Children involved in court cases in Grundy County will now have an advocate on their side.

In December, the first volunteer for the newly formed CASA of River Valley, which will service Grundy County children, was sworn in during a special ceremony at the Grundy County Courthouse.

CASA stands for “Court Appointed Special Advocates,” a national children’s advocacy program comprised of volunteers who become court officers, working with judges in cases involving abused or neglected children.

Rita Facchina, executive director of CASA of Will County, said the newly formed CASA of River Valley will fill an important need in Grundy.

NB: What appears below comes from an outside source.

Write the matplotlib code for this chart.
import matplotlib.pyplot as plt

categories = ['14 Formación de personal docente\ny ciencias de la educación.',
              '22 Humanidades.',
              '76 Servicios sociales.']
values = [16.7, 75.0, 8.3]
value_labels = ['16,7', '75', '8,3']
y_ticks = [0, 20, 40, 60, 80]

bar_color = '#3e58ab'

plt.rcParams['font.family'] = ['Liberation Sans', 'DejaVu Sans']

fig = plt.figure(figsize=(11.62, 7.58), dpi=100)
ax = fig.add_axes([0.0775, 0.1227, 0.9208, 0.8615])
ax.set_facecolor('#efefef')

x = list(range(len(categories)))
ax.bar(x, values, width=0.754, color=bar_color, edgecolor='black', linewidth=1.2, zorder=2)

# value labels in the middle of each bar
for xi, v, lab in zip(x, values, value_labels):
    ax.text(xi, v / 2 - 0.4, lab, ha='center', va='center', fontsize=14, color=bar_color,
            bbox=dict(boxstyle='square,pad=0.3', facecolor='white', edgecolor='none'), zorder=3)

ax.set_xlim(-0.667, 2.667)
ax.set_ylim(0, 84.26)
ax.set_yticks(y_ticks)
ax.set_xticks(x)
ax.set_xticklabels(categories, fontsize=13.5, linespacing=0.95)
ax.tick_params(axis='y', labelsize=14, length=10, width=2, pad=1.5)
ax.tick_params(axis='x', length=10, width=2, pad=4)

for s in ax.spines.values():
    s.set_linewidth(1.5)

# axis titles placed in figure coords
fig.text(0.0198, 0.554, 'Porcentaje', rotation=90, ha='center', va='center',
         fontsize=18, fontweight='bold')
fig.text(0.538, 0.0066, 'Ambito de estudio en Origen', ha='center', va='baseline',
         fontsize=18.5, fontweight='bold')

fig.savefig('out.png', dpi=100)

“We looked at this area for years and had observed that there wasn’t a CASA program in this area,” Facchina said. “Now that we’ve established our program in Will County, we thought that this would be the perfect opportunity to help the kids of Grundy County, as well.”

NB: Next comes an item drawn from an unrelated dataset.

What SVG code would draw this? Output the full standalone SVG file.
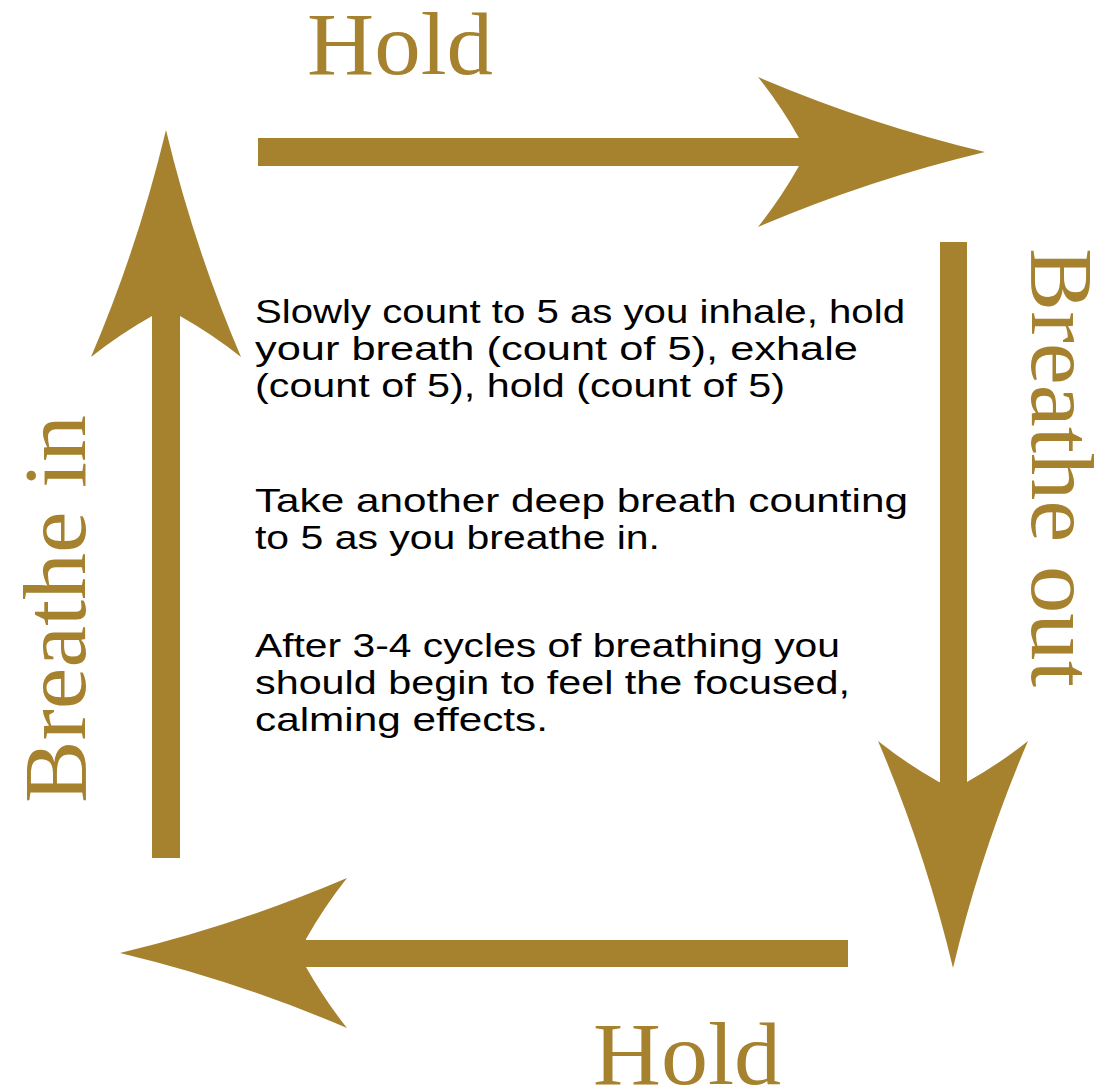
<svg xmlns="http://www.w3.org/2000/svg" xmlns:xlink="http://www.w3.org/1999/xlink" width="1116" height="1092" viewBox="0 0 1116 1092">
<style>
.gold{fill:#A6822F}
.label{font-family:"Liberation Serif","Times New Roman",serif;font-size:88px;fill:#A6822F}
.body{font-family:"Liberation Sans",Arial,sans-serif;font-size:34px;fill:#000}
</style>
<defs>
<path id="head" d="M0,0 Q-117,-28 -227,-75 Q-204,-46 -186,-14 L-186,14 Q-204,46 -227,75 Q-117,28 0,0 Z"/>
</defs>
<rect width="1116" height="1092" fill="#fff"/>
<g id="connectors" class="gold">
<g id="arrow-top">
<rect x="258" y="138" width="545" height="28"/>
<use xlink:href="#head" href="#head" transform="translate(985,152)"/>
</g>
<g id="arrow-right">
<rect x="940" y="242" width="27" height="545"/>
<use xlink:href="#head" href="#head" transform="translate(953,968) rotate(90)"/>
</g>
<g id="arrow-bottom">
<rect x="305" y="940" width="543" height="27"/>
<use xlink:href="#head" href="#head" transform="translate(120,953) rotate(180)"/>
</g>
<g id="arrow-left">
<rect x="152" y="315" width="28" height="543"/>
<use xlink:href="#head" href="#head" transform="translate(166,130) rotate(-90)"/>
</g>
</g>
<g id="label-hold-top"><text class="label" x="307" y="74" textLength="186" lengthAdjust="spacingAndGlyphs">Hold</text></g>
<g id="label-breathe-out"><text class="label" transform="translate(1032,248) rotate(90)" x="0" y="0" textLength="439" lengthAdjust="spacingAndGlyphs">Breathe out</text></g>
<g id="label-hold-bottom"><text class="label" x="593" y="1084" textLength="188" lengthAdjust="spacingAndGlyphs">Hold</text></g>
<g id="label-breathe-in"><text class="label" transform="translate(85,803) rotate(-90)" x="0" y="0" textLength="388" lengthAdjust="spacingAndGlyphs">Breathe in</text></g>
<g id="instructions" class="body">
<text class="body" x="255" y="323" textLength="650" lengthAdjust="spacingAndGlyphs">Slowly count to 5 as you inhale, hold</text>
<text class="body" x="255" y="360" textLength="603" lengthAdjust="spacingAndGlyphs">your breath (count of 5), exhale</text>
<text class="body" x="255" y="397" textLength="530" lengthAdjust="spacingAndGlyphs">(count of 5), hold (count of 5)</text>
<text class="body" x="255" y="512" textLength="653" lengthAdjust="spacingAndGlyphs">Take another deep breath counting</text>
<text class="body" x="255" y="549" textLength="405" lengthAdjust="spacingAndGlyphs">to 5 as you breathe in.</text>
<text class="body" x="255" y="657" textLength="585" lengthAdjust="spacingAndGlyphs">After 3-4 cycles of breathing you</text>
<text class="body" x="255" y="694" textLength="595" lengthAdjust="spacingAndGlyphs">should begin to feel the focused,</text>
<text class="body" x="255" y="731" textLength="293" lengthAdjust="spacingAndGlyphs">calming effects.</text>
</g>
</svg>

Facchina said in Will County, there are about 110 CASA volunteers. While Grundy County is smaller, there is still plenty of need to fill, she added.

“We anticipate that there are approximately 20 kids in need in Grundy County, so over the next few years we anticipate to fill that need,” she said.

Facchina said volunteers with CASA of River Valley will fulfill the mission of CASA – court advocacy for children in need.

“Children who have been abused and neglected, we understand after we established ourselves in Will County the importance that these kids have one constant in their life to help them navigate the juvenile court system so that they can find their forever and safe home,” Facchina said. “Every child has the right to live in a safe and permanent environment. So, as we have established ourselves in Will County, we thought this was an opportunity to help more children in the state of Illinois find the same permanency.”

CASA’s first volunteer in Grundy County, Amy, was sworn in on Dec. 19. Amy said for her, volunteering was all about giving children a chance.

“Everyone has a why. Mine is the children, they need someone who can look out for them and be their voice,” she said.

In order to become an advocate, a volunteer must be at least 25 years of age, pass a background check and attend 30 hours of training over the course of two weeks. Training sessions take place in January, April, July and October, according to CASA of River Valley. The organization asks volunteers to commit to two years of service.

Advocates must occasionally attend some of the court hearings related to their case. Advocates generally are only assigned to one case at a time, although one case could involve multiple siblings.

As of Jan. 2, information on how to volunteer can be found on the website,

The roots of CASA trace to 1976, when Seattle juvenile court judge David W. Soukup had insufficient information to make a life-changing decision for a 3-year-old girl who had suffered abuse.

That’s where the idea began: To provide trained volunteers in court for children who had experienced abuse or neglect, to speak up for their best interests.

Judge Soukup started the first CASA in Seattle in 1977, and the program expanded nationally by 1982.

The expansion of CASA into Grundy County was made possible in part by a $20,000 donation from the Community Foundation of Grundy County, Gerald D. Abel Endowment.

*Editor’s note — the full names of CASA volunteers are not made available to the public.